週刊エコノミストにインタビュー掲載 | 江田 けんじオフィシャルブログ Powered by Ameba

週刊エコノミストにインタビュー掲載

「人材を霞が関に集中させる必要はない」 週刊エコノミスト 2007年6月5日号掲載

 霞が関からの人材離れは何が問題なのか。通産省(現経済産業省)官僚として橋本龍太郎内閣で首相を務め、現在は国会議員として「霞が関論」を多方面に発信している江田憲司衆院議員(無所属)に聞いた。

——— 官僚の退職が相次いでいることを国会で取り上げたが、問題意識は何か。
■官僚は辞めるのが当然という状況になって久しい。辞めること以上に、その背景にある官僚機構の疲弊こそが問題だと思っている。 キャリア官僚がどれだけ辞めているのかを政府に質問したところ、退職者数は2002年から06年までの5年間で292人という。一昔前には考えられなかった人数だ。

——— なぜそうなった?
■最大の理由は、世間の官僚バッシングだろう。かつては「政治は3流だけど官僚が1流だから日本はもっている」という世間の評価があった。ところが最近は、官僚や官僚OBであることがまるで犯罪者であるかのように扱われる。天下り先を渡り歩き、そのたびに数千万円、合わせて億単位の退職金をもらう「渡り鳥」とか、税金の無駄遣いなんかをワイドショーが連日批判している。橋本政権時代にも「ノーパンしゃぶしゃぶ」の接待とか信金の理事とジェット機で海外旅行したとか、スキャンダルと不祥事が出続けた。小泉政権時には、外務省や社会保険庁のスキャンダルがあった。世間の風当たりが強いのはもっともだ。
 しかし一方で、若手官僚は法案策定作業などに追われ、連日連夜、朝方までの激務は昔から変わっていない。年収も20~30代の頃は金融機関や大手メーカーに就職した大学同期の3分の2から2分の1。私の場合、月200時間残業しても、残業代は一律2万円しかつかず、時給100円の世界だった。

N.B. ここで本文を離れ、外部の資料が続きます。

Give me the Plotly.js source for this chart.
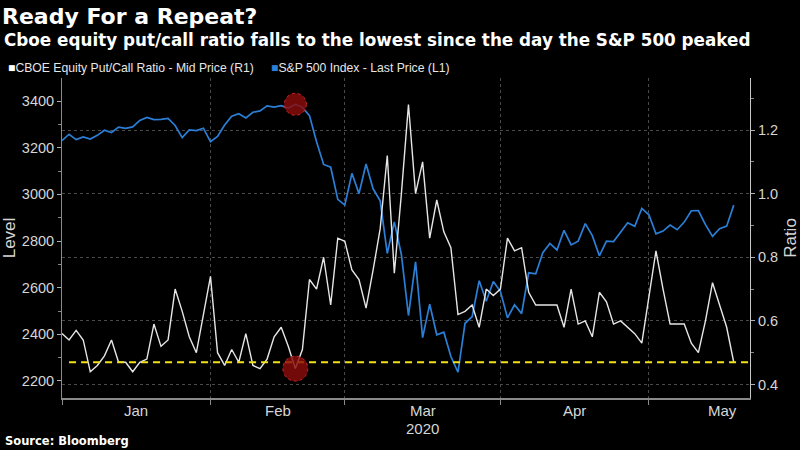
<!DOCTYPE html>
<html>
<head>
<meta charset="utf-8">
<script src="https://cdn.plot.ly/plotly-3.0.1.min.js"></script>
<style>
  html, body { margin: 0; padding: 0; background: #000; }
  #chart { width: 800px; height: 450px; }
</style>
</head>
<body>
<div id="chart"></div>
<script>
// Trading days shown on the chart (one point per session)
const dates = [
  '2019-12-31',
  '2020-01-02','2020-01-03','2020-01-06','2020-01-07','2020-01-08','2020-01-09','2020-01-10',
  '2020-01-13','2020-01-14','2020-01-15','2020-01-16','2020-01-17','2020-01-21','2020-01-22',
  '2020-01-23','2020-01-24','2020-01-27','2020-01-28','2020-01-29','2020-01-30','2020-01-31',
  '2020-02-03','2020-02-04','2020-02-05','2020-02-06','2020-02-07','2020-02-10','2020-02-11',
  '2020-02-12','2020-02-13','2020-02-14','2020-02-18','2020-02-19','2020-02-20','2020-02-21',
  '2020-02-24','2020-02-25','2020-02-26','2020-02-27','2020-02-28',
  '2020-03-02','2020-03-03','2020-03-04','2020-03-05','2020-03-06','2020-03-09','2020-03-10',
  '2020-03-11','2020-03-12','2020-03-13','2020-03-16','2020-03-17','2020-03-18','2020-03-19',
  '2020-03-20','2020-03-23','2020-03-24','2020-03-25','2020-03-26','2020-03-27','2020-03-30',
  '2020-03-31',
  '2020-04-01','2020-04-02','2020-04-03','2020-04-06','2020-04-07','2020-04-08','2020-04-09',
  '2020-04-13','2020-04-14','2020-04-15','2020-04-16','2020-04-17','2020-04-20','2020-04-21',
  '2020-04-22','2020-04-23','2020-04-24','2020-04-27','2020-04-28','2020-04-29','2020-04-30',
  '2020-05-01','2020-05-04','2020-05-05','2020-05-06','2020-05-07','2020-05-08','2020-05-11',
  '2020-05-12','2020-05-13','2020-05-14','2020-05-15','2020-05-18'
];

// S&P 500 Index - Last Price (left axis)
const spx = [
  3230.78,
  3257.85,3234.85,3246.28,3237.18,3253.05,3274.70,3265.35,3288.13,3283.15,3289.29,
  3316.81,3329.62,3320.79,3321.75,3325.54,3295.47,3243.63,3276.24,3273.40,3283.66,3225.52,
  3248.92,3297.59,3334.69,3345.78,3327.71,3352.09,3357.75,3379.45,3373.94,3380.16,
  3370.29,3386.15,3373.23,3337.75,3225.89,3128.21,3116.39,2978.76,2954.22,
  3090.23,3003.37,3130.12,3023.94,2972.37,2746.56,2882.23,2741.38,2480.64,2711.02,
  2386.13,2529.19,2398.10,2409.39,2304.92,2237.40,2447.33,2475.56,2630.07,2541.47,
  2626.65,2584.59,
  2470.50,2526.90,2488.65,2663.68,2659.41,2749.98,2789.82,2761.63,2846.06,2783.36,
  2799.55,2874.56,2823.16,2736.56,2799.31,2797.80,2836.74,2878.48,2863.39,2939.51,2912.43,
  2830.71,2842.74,2868.44,2848.42,2881.19,2929.80,2930.32,2870.12,2820.00,2852.50,
  2863.70,2953.91
];

// CBOE Equity Put/Call Ratio - Mid Price (right axis)
const putCall = [
  0.56,
  0.54,0.57,0.54,0.44,0.46,0.49,0.54,0.47,0.47,0.44,
  0.47,0.48,0.59,0.52,0.54,0.70,0.63,0.55,0.50,0.62,0.74,
  0.50,0.46,0.51,0.47,0.56,0.46,0.45,0.48,0.55,0.58,
  0.52,0.45,0.51,0.73,0.70,0.80,0.65,0.86,0.85,
  0.76,0.73,0.64,0.76,0.89,1.12,0.75,1.00,1.28,1.00,
  1.10,0.86,0.98,0.88,0.83,0.62,0.63,0.65,0.58,0.70,
  0.68,0.70,
  0.86,0.82,0.83,0.69,0.65,0.65,0.65,0.65,0.58,0.70,
  0.59,0.60,0.55,0.69,0.66,0.59,0.60,0.58,0.56,0.53,0.67,
  0.82,0.70,0.59,0.59,0.59,0.53,0.50,0.60,0.72,0.65,
  0.58,0.47
];

// Reference level: latest put/call reading
const lowLevel = [0.47];

const monthNames = ['Jan','Feb','Mar','Apr','May','Jun','Jul','Aug','Sep','Oct','Nov','Dec'];
const yearLabel = '2020';
const leftTicks = [2200, 2400, 2600, 2800, 3000, 3200, 3400];
const rightTicks = [0.4, 0.6, 0.8, 1.0, 1.2];

// ---- derived values ----
const idx = dates.map((d, i) => i);
const monthOf = d => parseInt(d.slice(5, 7), 10) - 1;

// month boundaries: last trading day of each month
const bounds = [];
for (let i = 0; i < dates.length - 1; i++) {
  if (monthOf(dates[i]) !== monthOf(dates[i + 1])) bounds.push(i);
}
const avgMonth = (bounds[bounds.length - 1] - bounds[0]) / (bounds.length - 1);
const xMax = dates.length - 1 + 2.3;

const monthAnn = [];
for (let k = 0; k < bounds.length; k++) {
  const a = bounds[k];
  const b = (k + 1 < bounds.length) ? bounds[k + 1] : a + avgMonth;
  monthAnn.push({ x: (a + b) / 2, name: monthNames[monthOf(dates[a + 1])] });
}

const peakIdx = spx.indexOf(Math.max(...spx));

const FONT = 'Liberation Sans, Arial, sans-serif';
const BOLD = 'DejaVu Sans, Liberation Sans, sans-serif';
const BLUE = '#2b7fd6';
const WHITE = '#e6e6e6';
const GRID = '#4a4a4a';
const TICKTXT = '#d6d6d6';

const traces = [
  {
    x: idx, y: spx, type: 'scatter', mode: 'lines',
    line: { color: BLUE, width: 1.7 }, yaxis: 'y', hoverinfo: 'skip'
  },
  {
    x: idx, y: putCall, type: 'scatter', mode: 'lines',
    line: { color: WHITE, width: 1.4 }, yaxis: 'y2', hoverinfo: 'skip'
  },
  {
    x: [1, xMax], y: [lowLevel[0], lowLevel[0]], type: 'scatter', mode: 'lines',
    line: { color: '#f2e21a', width: 2, dash: '7px,5px' }, yaxis: 'y2', hoverinfo: 'skip'
  }
];

const px2py = p => (398 - p) / 320;
const px2px = p => (p - 62) / 688;

const annotations = [
  {
    text: '<b>Cboe equity put/call ratio falls to the lowest since the day the S&amp;P 500 peaked</b>',
    xref: 'paper', yref: 'paper', x: px2px(2), y: px2py(40), xanchor: 'left', yanchor: 'middle',
    showarrow: false, font: { family: BOLD, size: 16.8, color: '#ffffff' }
  },
  {
    text: '<span style="color:#ffffff">■</span>CBOE Equity Put/Call Ratio - Mid Price (R1)',
    xref: 'paper', yref: 'paper', x: px2px(6), y: px2py(68), xanchor: 'left', yanchor: 'middle',
    showarrow: false, font: { family: FONT, size: 12.2, color: '#e6e6e6' }
  },
  {
    text: '<span style="color:' + BLUE + '">■</span>S&amp;P 500 Index - Last Price (L1)',
    xref: 'paper', yref: 'paper', x: px2px(269), y: px2py(68), xanchor: 'left', yanchor: 'middle',
    showarrow: false, font: { family: FONT, size: 12.2, color: '#e6e6e6' }
  },
  {
    text: '<b>Source: Bloomberg</b>',
    xref: 'paper', yref: 'paper', x: px2px(3), y: px2py(441), xanchor: 'left', yanchor: 'middle',
    showarrow: false, font: { family: BOLD, size: 11.5, color: '#ffffff' }
  }
];
monthAnn.forEach(m => annotations.push({
  text: m.name, xref: 'x', yref: 'paper', x: m.x, y: px2py(410),
  xanchor: 'center', yanchor: 'middle', showarrow: false,
  font: { family: FONT, size: 15, color: TICKTXT }
}));
annotations.push({
  text: yearLabel, xref: 'x', yref: 'paper', x: monthAnn[2].x, y: px2py(428),
  xanchor: 'center', yanchor: 'middle', showarrow: false,
  font: { family: FONT, size: 15, color: TICKTXT }
});

const shapes = [
  {
    type: 'circle', xref: 'x', yref: 'y', xsizemode: 'pixel', ysizemode: 'pixel',
    xanchor: peakIdx, yanchor: spx[peakIdx], x0: -11, x1: 11, y0: -11, y1: 11,
    fillcolor: 'rgba(140,12,12,0.82)', line: { color: '#c42a2a', width: 1, dash: 'dot' }, layer: 'above'
  },
  {
    type: 'circle', xref: 'x', yref: 'y2', xsizemode: 'pixel', ysizemode: 'pixel',
    xanchor: peakIdx, yanchor: putCall[peakIdx], x0: -12.5, x1: 12.5, y0: -12.5, y1: 12.5,
    fillcolor: 'rgba(140,12,12,0.82)', line: { color: '#c42a2a', width: 1, dash: 'dot' }, layer: 'above'
  }
];

const layout = {
  width: 800, height: 450,
  margin: { l: 62, r: 50, t: 78, b: 52, pad: 0 },
  paper_bgcolor: '#000', plot_bgcolor: '#000',
  showlegend: false,
  font: { family: FONT, color: TICKTXT },
  title: {
    text: '<b>Ready For a Repeat?</b>',
    xref: 'container', yref: 'container', x: 2 / 800, xanchor: 'left',
    y: 1 - 16 / 450, yanchor: 'middle',
    font: { family: BOLD, size: 22, color: '#ffffff' }
  },
  xaxis: {
    range: [0, xMax], tickmode: 'array', tickvals: bounds,
    showticklabels: false, ticks: 'outside', ticklen: 5, tickcolor: '#8a8a8a', tickwidth: 1,
    showgrid: true, gridcolor: GRID, griddash: 'dot', gridwidth: 1,
    showline: true, linecolor: '#8a8a8a', linewidth: 2, zeroline: false, fixedrange: true
  },
  yaxis: {
    range: [2127, 3499], tickmode: 'array', tickvals: leftTicks,
    ticks: 'outside', ticklen: 4, tickcolor: '#b0b0b0',
    minor: { dtick: 100, tick0: 2200, ticks: 'outside', ticklen: 3, tickcolor: '#8a8a8a', showgrid: false },
    showgrid: false, zeroline: false, showline: true, linecolor: '#8a8a8a', linewidth: 1,
    tickfont: { family: FONT, size: 14.5, color: TICKTXT },
    title: { text: 'Level', font: { family: FONT, size: 17, color: TICKTXT }, standoff: 6 }
  },
  yaxis2: {
    overlaying: 'y', side: 'right',
    range: [0.3576, 1.3635], tickmode: 'array', tickvals: rightTicks,
    ticktext: rightTicks.map(v => v.toFixed(1)),
    ticks: 'outside', ticklen: 4, tickcolor: '#b0b0b0',
    minor: { dtick: 0.1, tick0: 0.4, ticks: 'outside', ticklen: 3, tickcolor: '#8a8a8a', showgrid: false },
    showgrid: true, gridcolor: GRID, griddash: 'dot', gridwidth: 1,
    zeroline: false, showline: true, linecolor: '#c8c8c8', linewidth: 1,
    tickfont: { family: FONT, size: 14.5, color: TICKTXT },
    title: { text: 'Ratio', font: { family: FONT, size: 17, color: TICKTXT }, standoff: 7 }
  },
  annotations: annotations,
  shapes: shapes
};

Plotly.newPlot('chart', traces, layout, { staticPlot: true, displayModeBar: false });
</script>
</body>
</html>
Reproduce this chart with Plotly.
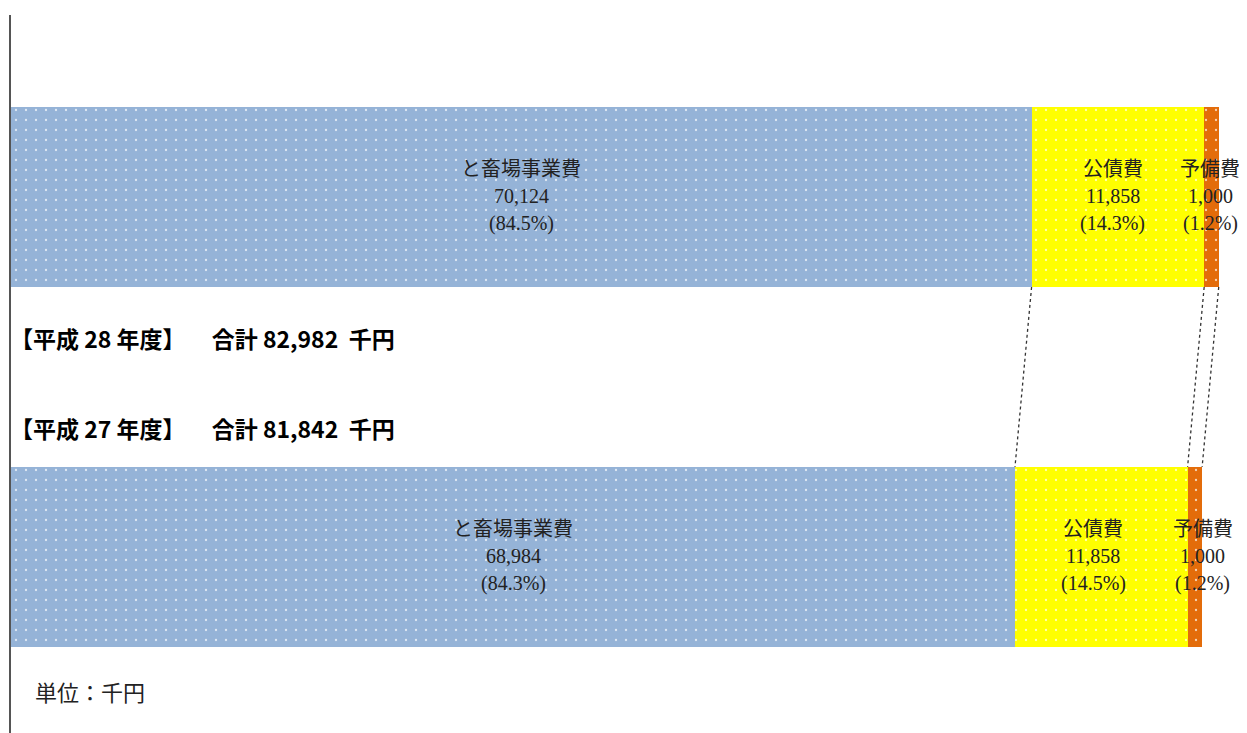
import plotly.graph_objects as go

# ---- data ----
years = ["平成27年度", "平成28年度"]
categories = ["と畜場事業費", "公債費", "予備費"]
values_h27 = [68984, 11858, 1000]
values_h28 = [70124, 11858, 1000]
pct_h27 = ["84.3%", "14.5%", "1.2%"]
pct_h28 = ["84.5%", "14.3%", "1.2%"]
totals = ["81,842", "82,982"]
year_nums = [27, 28]
colors = ["#95B3D7", "#FFFF00", "#E36C0A"]

ypos = [0, 1]  # bottom: H27, top: H28
series = [values_h27, values_h28]
pcts = [pct_h27, pct_h28]
BAR_W = 0.5

fig = go.Figure()
for ci, cat in enumerate(categories):
    fig.add_trace(go.Bar(
        y=ypos, x=[series[0][ci], series[1][ci]], orientation="h",
        width=BAR_W, name=cat,
        marker=dict(color=colors[ci], line=dict(width=0),
                    pattern=dict(shape=".", fgcolor="white", fgopacity=0.7,
                                 size=10, solidity=0.04)),
        hoverinfo="skip", showlegend=False,
    ))

label_font = dict(family="Liberation Serif, Noto Sans CJK JP", size=20, color="#222")
xshift_map = {0: [0, -8, 8], 1: [0, -5, -1]}
for yi, vals in zip(ypos, series):
    cum = 0
    for ci, v in enumerate(vals):
        mid = cum + v / 2
        cum += v
        lines = [categories[ci], f"{v:,}", f"({pcts[yi][ci]})"]
        for li, t in enumerate(lines):
            fig.add_annotation(x=mid, y=yi, xref="x", yref="y", text=t,
                               showarrow=False, font=label_font,
                               xshift=xshift_map[yi][ci], yshift=(1 - li) * 27 + 1)

# connector lines between bars
cum_bot = 0
cum_top = 0
for ci in range(len(categories)):
    cum_bot += values_h27[ci]
    cum_top += values_h28[ci]
    fig.add_shape(type="line", xref="x", yref="y",
                  x0=cum_top, y0=1 - BAR_W / 2, x1=cum_bot, y1=0 + BAR_W / 2,
                  line=dict(color="#333", width=1.3, dash="dot"))

# page has 8px body margin -> figure placed at (8,8)
H = 718  # plot height in px; plot top at screen y=15
def py(px):
    return 1 - (px - 15) / H

NB = "\u00a0"
head_font = dict(family="Noto Sans CJK JP", size=23, color="#000")
for yy, yr, tot in [(338, year_nums[1], totals[1]), (428, year_nums[0], totals[0])]:
    txt = f"<b>【平成{NB}{yr}{NB}年度】{NB*5}合計{NB}{tot}{NB*2}千円</b>"
    fig.add_annotation(x=0, y=py(yy), xref="paper", yref="paper",
                       showarrow=False, xshift=-3,
                       text=txt, xanchor="left", yanchor="middle", font=head_font)
fig.add_annotation(x=0, y=py(693), xref="paper", yref="paper", showarrow=False,
                   xshift=22, text="単位：千円", xanchor="left", yanchor="middle",
                   font=dict(family="Liberation Serif, Noto Sans CJK JP", size=22, color="#222"))

fig.update_layout(
    width=1239, height=725,
    margin=dict(l=3, r=0, t=7, b=0),
    paper_bgcolor="white", plot_bgcolor="white",
    barmode="stack", bargap=0,
    xaxis=dict(range=[0, 84925], showgrid=False, zeroline=False,
               showticklabels=False, showline=False, fixedrange=True),
    yaxis=dict(range=[-0.4889, 1.5056], showgrid=False, zeroline=False,
               showticklabels=False, showline=True, linecolor="#555",
               linewidth=1.5, fixedrange=True),
)

fig.write_html("out.html")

それも昔から変わっていない。「国民のために役に立ちたい」という思いと世間からの評価だけが支えだった。だから激務・薄給にも耐えられた。
 しかし、今は「国のために」と思って毎晩徹夜して必死に働いても、国民は評価してくれない。政治との関係で官僚の役割も低下した。むしろ霞が関に残っているほうがおかしいとさえ言える。だから20~30代の優秀な人材は新天地を求めて辞めているということだ。

——— 天下りを禁止したら「うまみ」がなくなり、余計に人材が離れるのでは?
■それは逆だ。世間から白い目でみられている限り、中央省庁に優秀な人材は集まらない。天下りや税金の無駄遣いをなくし、国民の信頼を回復することだ。そうしない限り悪循環が続き、人材流出は止まらない。待遇などの問題は二の次だ。
 そもそも何も東大法学部卒業生が「いい人材」であるわけではない。東大法学部卒ばかりが中央省庁に集まるのは人材配分としてバランスを欠いている。優秀な人が民間企業やいろいろな組織に行くのが今の時代に合っていて健全だ。05年には農水省に東大法1人も入らなかったと騒がれたが、官僚は政治家の下で選択肢を提供したり、情報提供するのが仕事。それなりの人材は必要だが、トップレベルの頭脳がすべて官僚機構に入らなければならないことはない。